Material supplied —
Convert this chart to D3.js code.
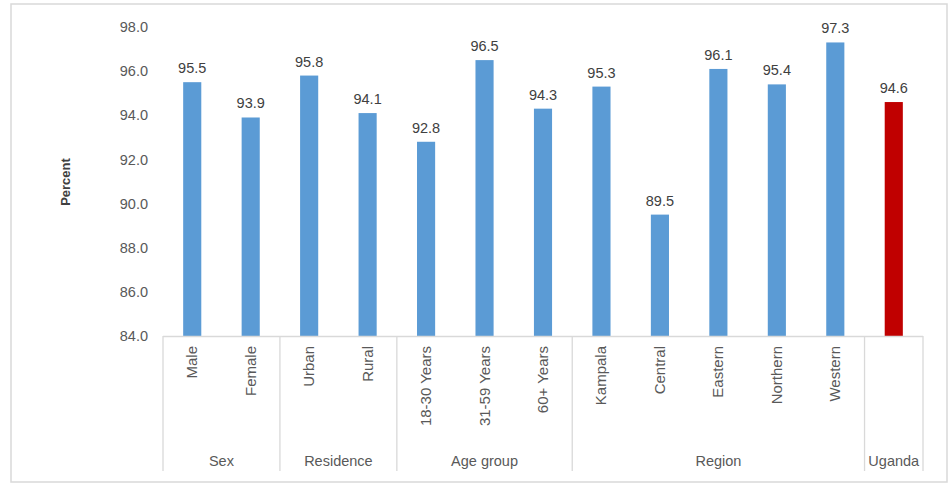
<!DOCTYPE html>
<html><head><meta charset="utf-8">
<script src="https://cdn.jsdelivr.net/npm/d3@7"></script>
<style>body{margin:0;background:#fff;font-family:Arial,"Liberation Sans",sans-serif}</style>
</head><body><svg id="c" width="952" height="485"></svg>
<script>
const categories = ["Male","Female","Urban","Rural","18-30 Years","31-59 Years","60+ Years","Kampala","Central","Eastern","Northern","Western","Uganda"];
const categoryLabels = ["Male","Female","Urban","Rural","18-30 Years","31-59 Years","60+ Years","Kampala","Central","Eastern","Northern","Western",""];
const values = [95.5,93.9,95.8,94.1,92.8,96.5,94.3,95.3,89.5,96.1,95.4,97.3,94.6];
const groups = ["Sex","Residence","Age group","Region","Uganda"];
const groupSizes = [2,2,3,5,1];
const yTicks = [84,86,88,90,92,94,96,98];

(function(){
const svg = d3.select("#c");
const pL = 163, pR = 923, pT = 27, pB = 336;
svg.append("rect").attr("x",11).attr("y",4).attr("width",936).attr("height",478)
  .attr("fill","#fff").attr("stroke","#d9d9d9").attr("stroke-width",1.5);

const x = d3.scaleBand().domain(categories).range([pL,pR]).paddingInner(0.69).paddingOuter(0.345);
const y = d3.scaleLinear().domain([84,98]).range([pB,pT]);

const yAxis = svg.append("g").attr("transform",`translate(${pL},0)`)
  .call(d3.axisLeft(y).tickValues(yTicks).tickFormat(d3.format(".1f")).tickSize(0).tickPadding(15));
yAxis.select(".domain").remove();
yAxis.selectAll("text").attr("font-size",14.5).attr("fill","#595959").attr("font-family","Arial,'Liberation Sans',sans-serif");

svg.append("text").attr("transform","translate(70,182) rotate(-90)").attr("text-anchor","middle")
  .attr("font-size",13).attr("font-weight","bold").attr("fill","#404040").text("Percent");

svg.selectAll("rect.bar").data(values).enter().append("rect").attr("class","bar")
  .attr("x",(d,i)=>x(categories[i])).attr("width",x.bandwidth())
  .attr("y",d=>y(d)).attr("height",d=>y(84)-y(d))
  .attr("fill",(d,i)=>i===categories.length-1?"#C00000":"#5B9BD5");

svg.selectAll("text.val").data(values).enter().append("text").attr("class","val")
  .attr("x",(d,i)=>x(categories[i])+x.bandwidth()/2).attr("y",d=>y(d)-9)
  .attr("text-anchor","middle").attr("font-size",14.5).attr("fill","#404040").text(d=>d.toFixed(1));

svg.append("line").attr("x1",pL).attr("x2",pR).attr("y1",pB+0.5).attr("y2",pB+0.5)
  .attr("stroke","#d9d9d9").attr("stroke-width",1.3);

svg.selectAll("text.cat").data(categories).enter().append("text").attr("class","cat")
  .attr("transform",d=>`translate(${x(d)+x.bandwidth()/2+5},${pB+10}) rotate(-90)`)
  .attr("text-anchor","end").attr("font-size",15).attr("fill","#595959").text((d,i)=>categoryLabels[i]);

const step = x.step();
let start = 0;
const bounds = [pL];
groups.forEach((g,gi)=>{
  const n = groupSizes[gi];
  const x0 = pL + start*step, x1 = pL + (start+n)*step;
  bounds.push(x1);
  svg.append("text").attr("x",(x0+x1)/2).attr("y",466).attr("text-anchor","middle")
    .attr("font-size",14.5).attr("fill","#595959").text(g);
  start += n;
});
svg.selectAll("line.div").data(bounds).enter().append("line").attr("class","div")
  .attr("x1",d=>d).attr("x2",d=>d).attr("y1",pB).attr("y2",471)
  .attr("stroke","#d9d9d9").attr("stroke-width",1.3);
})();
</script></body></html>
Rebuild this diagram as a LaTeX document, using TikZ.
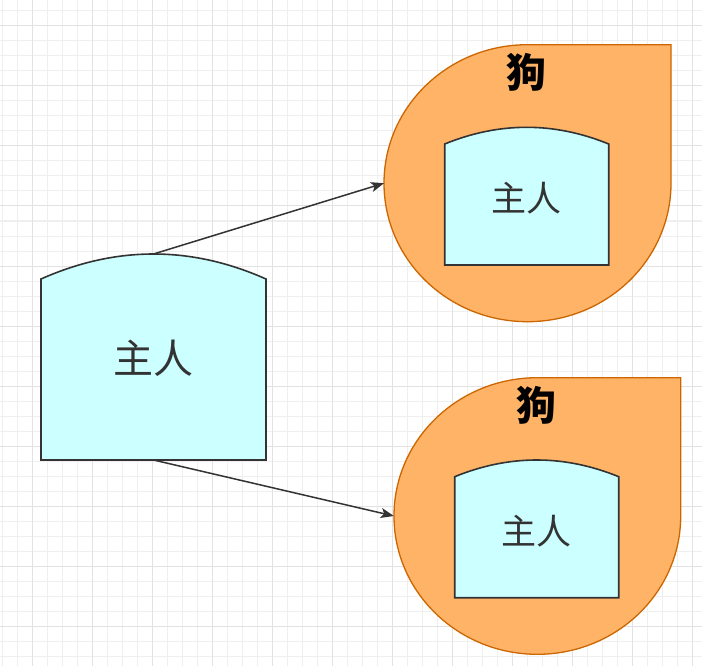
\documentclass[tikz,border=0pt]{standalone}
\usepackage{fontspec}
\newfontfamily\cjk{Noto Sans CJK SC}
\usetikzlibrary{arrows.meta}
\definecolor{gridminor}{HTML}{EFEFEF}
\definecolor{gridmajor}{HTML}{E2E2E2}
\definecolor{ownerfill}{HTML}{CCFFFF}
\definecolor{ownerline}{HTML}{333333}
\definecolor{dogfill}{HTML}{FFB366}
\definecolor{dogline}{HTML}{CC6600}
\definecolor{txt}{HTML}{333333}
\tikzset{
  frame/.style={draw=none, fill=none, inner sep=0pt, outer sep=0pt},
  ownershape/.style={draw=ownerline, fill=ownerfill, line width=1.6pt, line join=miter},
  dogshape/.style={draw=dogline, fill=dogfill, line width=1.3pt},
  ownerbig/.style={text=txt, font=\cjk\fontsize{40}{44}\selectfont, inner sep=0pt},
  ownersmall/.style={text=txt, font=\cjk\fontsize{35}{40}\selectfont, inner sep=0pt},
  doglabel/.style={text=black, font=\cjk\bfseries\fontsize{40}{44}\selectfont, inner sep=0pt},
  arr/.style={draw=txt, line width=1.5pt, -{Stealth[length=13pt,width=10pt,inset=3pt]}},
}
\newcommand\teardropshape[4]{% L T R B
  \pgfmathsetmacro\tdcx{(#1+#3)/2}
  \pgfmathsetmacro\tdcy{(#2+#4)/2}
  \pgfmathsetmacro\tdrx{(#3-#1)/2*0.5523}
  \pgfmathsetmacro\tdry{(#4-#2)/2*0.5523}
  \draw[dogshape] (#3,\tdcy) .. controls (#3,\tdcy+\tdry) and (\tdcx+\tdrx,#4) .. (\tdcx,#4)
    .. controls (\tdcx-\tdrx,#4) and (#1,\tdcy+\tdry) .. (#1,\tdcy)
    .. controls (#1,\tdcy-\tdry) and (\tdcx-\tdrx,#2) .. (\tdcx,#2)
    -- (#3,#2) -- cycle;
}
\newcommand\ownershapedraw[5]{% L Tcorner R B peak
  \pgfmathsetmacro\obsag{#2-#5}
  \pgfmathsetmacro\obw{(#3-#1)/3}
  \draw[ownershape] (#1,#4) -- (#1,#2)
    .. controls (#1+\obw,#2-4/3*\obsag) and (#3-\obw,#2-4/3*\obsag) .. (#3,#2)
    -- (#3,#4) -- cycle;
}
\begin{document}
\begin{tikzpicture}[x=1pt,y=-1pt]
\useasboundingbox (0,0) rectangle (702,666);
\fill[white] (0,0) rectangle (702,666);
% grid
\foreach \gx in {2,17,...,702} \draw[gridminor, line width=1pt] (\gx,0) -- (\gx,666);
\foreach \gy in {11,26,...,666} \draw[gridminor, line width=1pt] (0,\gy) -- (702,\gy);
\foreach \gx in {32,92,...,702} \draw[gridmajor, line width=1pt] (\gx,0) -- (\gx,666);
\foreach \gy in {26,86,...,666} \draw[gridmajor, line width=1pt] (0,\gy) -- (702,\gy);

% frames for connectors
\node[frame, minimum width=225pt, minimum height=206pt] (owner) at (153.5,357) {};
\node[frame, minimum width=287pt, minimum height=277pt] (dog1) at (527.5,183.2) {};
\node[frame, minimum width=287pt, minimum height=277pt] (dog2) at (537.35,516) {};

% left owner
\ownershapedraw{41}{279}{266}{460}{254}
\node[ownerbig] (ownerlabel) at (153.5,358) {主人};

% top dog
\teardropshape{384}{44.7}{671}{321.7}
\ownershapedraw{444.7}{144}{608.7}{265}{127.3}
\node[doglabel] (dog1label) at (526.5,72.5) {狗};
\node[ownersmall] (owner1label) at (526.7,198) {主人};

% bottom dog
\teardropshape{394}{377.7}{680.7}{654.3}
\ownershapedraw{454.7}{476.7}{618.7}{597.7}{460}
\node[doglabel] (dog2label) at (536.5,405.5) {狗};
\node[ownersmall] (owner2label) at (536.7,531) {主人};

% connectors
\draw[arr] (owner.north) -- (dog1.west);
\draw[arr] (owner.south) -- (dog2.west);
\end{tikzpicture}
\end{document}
--
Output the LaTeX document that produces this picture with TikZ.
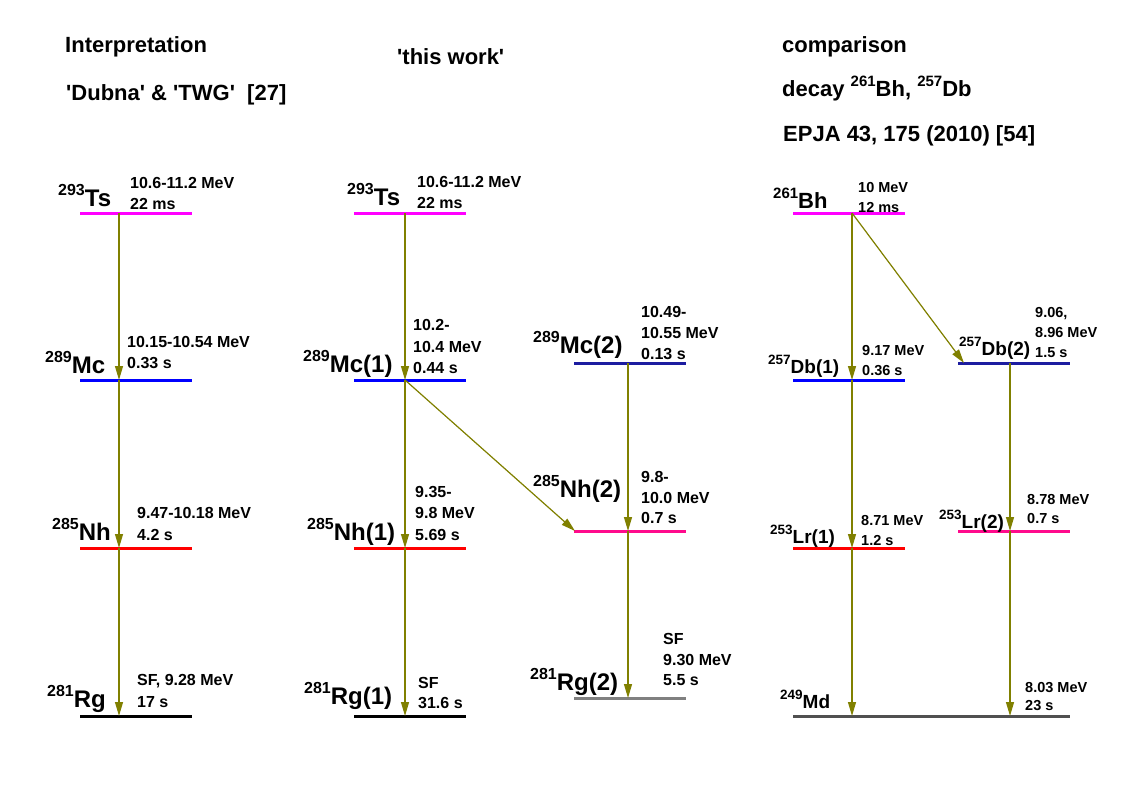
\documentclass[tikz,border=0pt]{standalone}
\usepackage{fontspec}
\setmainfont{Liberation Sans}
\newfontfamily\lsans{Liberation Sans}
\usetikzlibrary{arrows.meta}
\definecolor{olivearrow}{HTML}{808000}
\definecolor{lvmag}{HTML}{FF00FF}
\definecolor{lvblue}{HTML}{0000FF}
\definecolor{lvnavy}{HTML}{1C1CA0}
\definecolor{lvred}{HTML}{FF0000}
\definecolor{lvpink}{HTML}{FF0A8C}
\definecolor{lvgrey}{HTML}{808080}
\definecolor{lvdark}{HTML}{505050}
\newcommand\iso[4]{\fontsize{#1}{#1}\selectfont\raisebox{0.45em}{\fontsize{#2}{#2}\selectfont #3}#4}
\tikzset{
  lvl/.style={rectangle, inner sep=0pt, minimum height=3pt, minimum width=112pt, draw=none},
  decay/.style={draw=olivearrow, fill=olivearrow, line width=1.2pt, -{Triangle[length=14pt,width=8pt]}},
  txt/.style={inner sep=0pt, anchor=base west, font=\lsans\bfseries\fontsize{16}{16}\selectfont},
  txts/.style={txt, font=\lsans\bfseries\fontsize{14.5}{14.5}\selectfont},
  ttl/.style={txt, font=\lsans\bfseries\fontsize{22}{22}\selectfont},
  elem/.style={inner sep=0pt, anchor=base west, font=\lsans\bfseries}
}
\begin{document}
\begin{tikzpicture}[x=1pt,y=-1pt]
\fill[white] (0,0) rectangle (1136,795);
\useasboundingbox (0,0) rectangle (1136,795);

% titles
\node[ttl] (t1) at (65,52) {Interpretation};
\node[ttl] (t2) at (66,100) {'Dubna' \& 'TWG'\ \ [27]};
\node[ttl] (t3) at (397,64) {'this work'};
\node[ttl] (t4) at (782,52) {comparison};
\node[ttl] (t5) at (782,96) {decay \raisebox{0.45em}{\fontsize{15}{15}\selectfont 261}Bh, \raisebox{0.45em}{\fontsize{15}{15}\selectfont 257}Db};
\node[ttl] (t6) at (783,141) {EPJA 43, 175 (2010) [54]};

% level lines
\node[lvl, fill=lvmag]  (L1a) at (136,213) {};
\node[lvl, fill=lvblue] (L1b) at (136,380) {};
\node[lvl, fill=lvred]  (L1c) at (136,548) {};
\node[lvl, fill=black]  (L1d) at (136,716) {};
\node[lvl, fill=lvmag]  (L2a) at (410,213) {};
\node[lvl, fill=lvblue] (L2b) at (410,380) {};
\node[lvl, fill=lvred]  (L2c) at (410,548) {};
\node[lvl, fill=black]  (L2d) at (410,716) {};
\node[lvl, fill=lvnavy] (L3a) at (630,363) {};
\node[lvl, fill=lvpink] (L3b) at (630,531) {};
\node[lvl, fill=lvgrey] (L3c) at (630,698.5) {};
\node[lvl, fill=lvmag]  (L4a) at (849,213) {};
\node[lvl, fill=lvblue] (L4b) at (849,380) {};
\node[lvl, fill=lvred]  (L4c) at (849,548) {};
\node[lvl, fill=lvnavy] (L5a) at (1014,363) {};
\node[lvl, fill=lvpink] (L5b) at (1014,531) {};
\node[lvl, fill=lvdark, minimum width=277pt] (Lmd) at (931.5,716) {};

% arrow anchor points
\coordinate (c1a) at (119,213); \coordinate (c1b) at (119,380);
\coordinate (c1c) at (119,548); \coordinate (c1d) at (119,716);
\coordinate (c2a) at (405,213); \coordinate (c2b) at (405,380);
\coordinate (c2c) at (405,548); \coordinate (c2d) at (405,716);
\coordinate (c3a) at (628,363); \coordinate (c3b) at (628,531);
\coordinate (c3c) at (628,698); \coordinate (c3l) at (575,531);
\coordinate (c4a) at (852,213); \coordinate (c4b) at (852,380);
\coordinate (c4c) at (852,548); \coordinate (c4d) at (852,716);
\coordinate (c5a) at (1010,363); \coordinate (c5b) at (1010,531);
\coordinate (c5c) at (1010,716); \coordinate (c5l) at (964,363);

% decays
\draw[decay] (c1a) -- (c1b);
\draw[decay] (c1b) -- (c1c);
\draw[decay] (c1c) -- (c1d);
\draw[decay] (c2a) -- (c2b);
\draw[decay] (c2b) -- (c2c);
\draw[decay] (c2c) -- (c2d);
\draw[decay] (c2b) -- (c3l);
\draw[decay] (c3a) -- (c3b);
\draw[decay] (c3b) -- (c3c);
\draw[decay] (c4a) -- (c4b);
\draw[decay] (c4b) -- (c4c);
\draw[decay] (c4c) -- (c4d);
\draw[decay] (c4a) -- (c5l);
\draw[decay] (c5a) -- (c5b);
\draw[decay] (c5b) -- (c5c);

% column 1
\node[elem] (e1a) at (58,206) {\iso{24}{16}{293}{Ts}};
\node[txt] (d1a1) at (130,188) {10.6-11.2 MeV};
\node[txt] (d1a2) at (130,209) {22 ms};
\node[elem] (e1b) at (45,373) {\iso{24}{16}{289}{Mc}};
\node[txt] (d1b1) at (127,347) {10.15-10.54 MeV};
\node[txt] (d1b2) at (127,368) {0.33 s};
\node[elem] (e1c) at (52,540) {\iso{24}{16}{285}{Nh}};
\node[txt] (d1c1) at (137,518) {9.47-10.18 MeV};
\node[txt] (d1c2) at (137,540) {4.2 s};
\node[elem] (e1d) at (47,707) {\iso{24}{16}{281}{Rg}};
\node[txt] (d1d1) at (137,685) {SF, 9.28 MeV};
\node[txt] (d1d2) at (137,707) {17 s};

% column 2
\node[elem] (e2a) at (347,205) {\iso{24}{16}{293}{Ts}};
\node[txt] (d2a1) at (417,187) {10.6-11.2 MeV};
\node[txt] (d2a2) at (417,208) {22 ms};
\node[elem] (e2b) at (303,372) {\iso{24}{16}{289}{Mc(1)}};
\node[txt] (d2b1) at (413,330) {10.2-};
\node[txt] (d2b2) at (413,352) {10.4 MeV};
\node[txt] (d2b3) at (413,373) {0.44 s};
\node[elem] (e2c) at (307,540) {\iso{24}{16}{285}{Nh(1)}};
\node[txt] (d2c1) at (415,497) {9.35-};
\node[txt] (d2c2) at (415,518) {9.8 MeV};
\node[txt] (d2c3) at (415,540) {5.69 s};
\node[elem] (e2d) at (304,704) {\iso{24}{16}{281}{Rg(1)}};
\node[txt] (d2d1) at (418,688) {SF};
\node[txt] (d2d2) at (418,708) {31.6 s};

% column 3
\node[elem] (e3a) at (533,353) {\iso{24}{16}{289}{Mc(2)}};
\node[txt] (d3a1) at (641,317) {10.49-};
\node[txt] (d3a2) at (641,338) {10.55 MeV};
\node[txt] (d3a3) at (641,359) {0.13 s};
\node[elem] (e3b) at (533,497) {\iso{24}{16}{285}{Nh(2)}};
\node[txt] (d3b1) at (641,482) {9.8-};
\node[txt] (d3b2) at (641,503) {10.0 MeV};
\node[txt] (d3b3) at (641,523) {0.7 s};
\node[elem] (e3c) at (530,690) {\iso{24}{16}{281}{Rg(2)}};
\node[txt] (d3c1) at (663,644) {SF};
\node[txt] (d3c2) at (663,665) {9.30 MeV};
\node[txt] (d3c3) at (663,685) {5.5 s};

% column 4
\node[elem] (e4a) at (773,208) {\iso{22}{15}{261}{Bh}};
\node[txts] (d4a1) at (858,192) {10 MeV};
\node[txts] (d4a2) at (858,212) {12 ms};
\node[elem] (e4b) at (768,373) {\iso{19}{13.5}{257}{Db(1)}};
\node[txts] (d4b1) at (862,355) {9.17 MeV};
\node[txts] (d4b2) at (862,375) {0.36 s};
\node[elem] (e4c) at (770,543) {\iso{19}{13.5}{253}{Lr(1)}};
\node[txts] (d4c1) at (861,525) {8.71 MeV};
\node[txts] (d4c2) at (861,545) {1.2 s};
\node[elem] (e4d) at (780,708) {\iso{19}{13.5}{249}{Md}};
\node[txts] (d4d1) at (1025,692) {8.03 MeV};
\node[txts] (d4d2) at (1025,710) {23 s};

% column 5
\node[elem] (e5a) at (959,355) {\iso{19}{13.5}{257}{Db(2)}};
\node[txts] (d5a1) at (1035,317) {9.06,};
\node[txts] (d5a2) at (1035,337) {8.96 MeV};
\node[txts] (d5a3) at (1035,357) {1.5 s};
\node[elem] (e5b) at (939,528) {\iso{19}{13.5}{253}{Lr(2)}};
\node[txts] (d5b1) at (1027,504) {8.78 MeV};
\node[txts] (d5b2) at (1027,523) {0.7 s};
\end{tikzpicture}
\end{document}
---
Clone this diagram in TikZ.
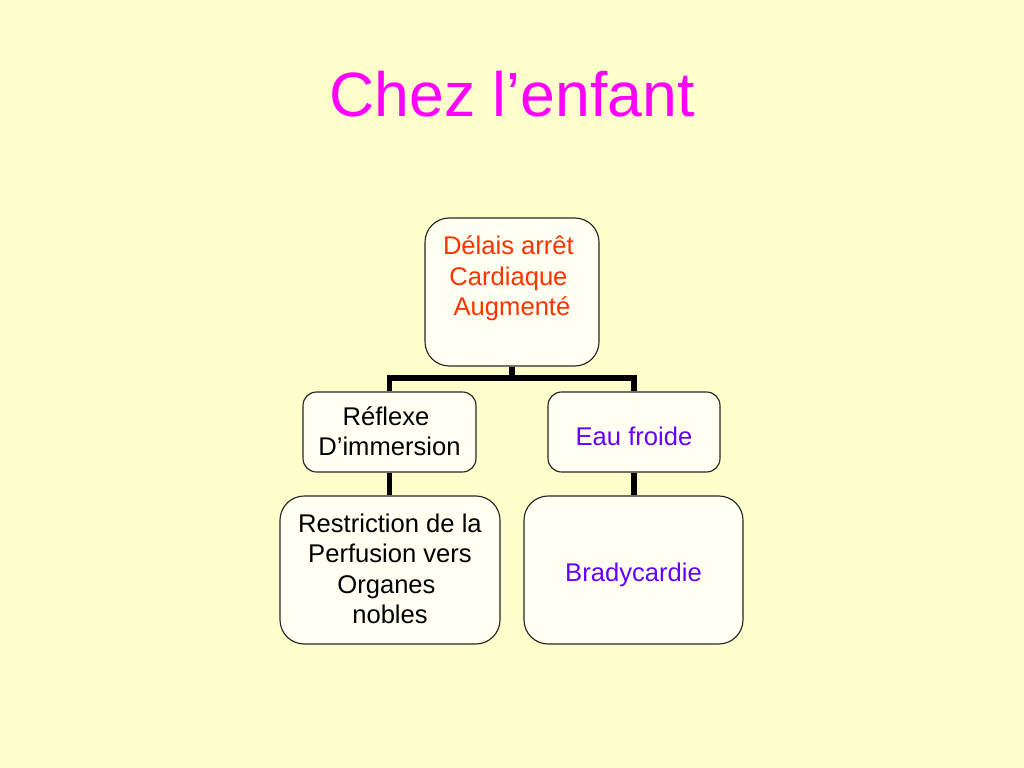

Task requirements — Go through the data and gather every line that holds "diagram".

Finished task —
Rebuild this diagram as a LaTeX document, using TikZ.
Clone this diagram in TikZ.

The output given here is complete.